My Dev NiFi instance is stuck (no active threads - nothing happening). I can see two errors in the log:
Cannot update repository because all partitions are unusable at this time. Writing to the repository would cause corruption. This most often happens as a result of the repository running out of disk space or the JMV running out of memory.
Unable to merge /dfs1/nifi/data/provenance_repository/journals/4289216.journal.15 with other Journal Files due to java.io.FileNotFoundException: Unable to locate file /dfs1/nifi/data/provenance_repository/journals/4289216.journal.15
As suggested above, I looked at the disks and memory. The disks are fine (>30% free) but it looks like the JVM is running out of memory as the heap usage is currently (and consistently) 97%+. Also, machine still has 8g free.
Are there legitimate reasons that NiFi might run out of memory or does this look more like a memory leak? There's lots of custom processors running around but I don't have access to the code.
Are there resources about java memory management in a NiFi specific context? Just trying to narrow down what might have caused this.
NiFi version is 0.6
Hard to say what any custom code is doing as far as heap usage, but some existing processors can use considerable heap space. I would say that FlowFiles attributes consume the majority of the heap space in most cases. A FlowFile consists of two parts, the FlowFile Content (which lives in the NiFi content repository) and the FlowFile Attributes (This is metadata about the FlowFile and lives in heap  ). While generally speaking the amount of heap that FlowFile Attributes consumes is relatively small, users can build flows that have the exact opposite affect. If the user's dataflow uses processors to read large amounts of content and write it to NiFi FlowFile Attributes, heap usage will go up rapidly. If users allow large connection queues to build within the dataflow, heap usage will go up.
- Evaluate available system memory and the configured heap size for your NiF. The heap defaults for NiFi are relatively small. They are set in the bootstrap.conf and have default values of only 512 MB min and max. This is generally to small for any significant dataflow. I recommend setting both min and max values to the same value. Adjust these values according to available free memory on your system with out going to crazy. Try 4096MB and see how that performs first. Adjusting heap setting will require a nifi restart to take affect.
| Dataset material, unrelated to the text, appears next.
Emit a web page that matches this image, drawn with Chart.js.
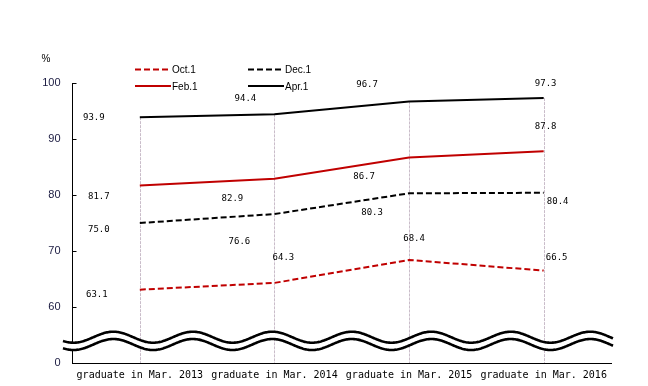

- Evaluate your dataflow for areas where high connection queues exist. Setting backpressure through out your dataflow is one way to keep queues from growing to large.
- Evaluate your flow for anywhere where you may be extracting content form your FlowFiles in to FlowFile attributes. IS it necessary or can the amount of content extracted be reduced.
- Processors like mergeContent, SplitContent, SplitText, etc can use a lot of heap depending on the incoming FlowFile(s) and configuration. For example a mergeContent configured to merge 100,000 FlowFiles is going to use a lot of heap bining that many FlowFiles. A better approach is to use to mergeContent processor in a row with the first merging 10,000 and the second merging bundles of 10 again to create the 100,000 desired end result. Same goes for SplitText. If your source FlowFile results in excess of 10,000 splits, try using two SplitText processors (First splitting by every 10,000 lines and the second splitting those by every line.) With either example above you are reducing he amount of FlowFiles held in heap memory at any given time.
 -- NiFi uses FlowFile swapping to help reduce heap usage. FlowFile attributes live in heap memory for faster processing. If a connection exceeds the configured swap threshold (default 10,000 set in nifi.properties), NiFi begins swapping out FlowFile attributes to disk. One must remember that this swapping is per connection. This swapping is not based on any heap usage but rather by object thresholds so values may need to be adjusted based on average FlowFile Attribute size.
Thanks @Matt, thats a big help! It aligns with my understanding although I didn't know about the attributes. I currently have:
With respect to point 4, this would only come into affect when the specific processor is running correct? If all relevant split/merge processors were stopped then this shouldn't have an effect.
I can only imagine its a leak somewhere, I can't see any other reason why the heap would have grown to that size.
If I was to turn off all processors, empty all queues and the memory still didn't drop, would this indicate a leak?
There are other things that also exist in heap memory space within the NiFi JVM:
Component Status History:
NiFi will store status history data points for all processors on the NiFi canvas (including those that are stopped). You can see this stored status history by right clicking on a component and selecting "view status history". Each component has numerous stats for which these data points are retained. All these component status points are stored in heap memory. The number of points per each stat that is held in heap is controlled in the nifi.properties file:
nifi.components.status.repository.buffer.size --> Specifies the buffer size for the Component Status Repository. The default value is 1440.
nifi.components.status.snapshot.frequency --> This value indicates how often to present a snapshot of the components' status history. The default value is 1 min.
so on every restart of NiFi these stats are gone since they are in heap only. Then over the course of default 24 hours (1440 minutes in 24 hours) the heap usage grows. You can reduce the heap usage by this status history by adjusting the above properties. (take snapshots less frequently, perhaps every 5 minutes. Reduce number of data points retained from 1440 to 380 or lower.)
All uploaded templates (whether they are instantiated to canvas or not) are held in heap memory. you can reduce heap memory usage by deleting uploaded templates you will no longer be instantiating to canvas.
Your entire flow is held in heap memory. The more components you have on the canvas the large heap footprint.
Even if no processors are running, the FlowFile attributes for FlowFiles loaded in to each connection between processors are held in heap memory. (There is a swap threshold configurable in nifi.properties file which triggers a connection to start swapping to disk if number fo queued FlowFiles exceeds the configured swap threshold)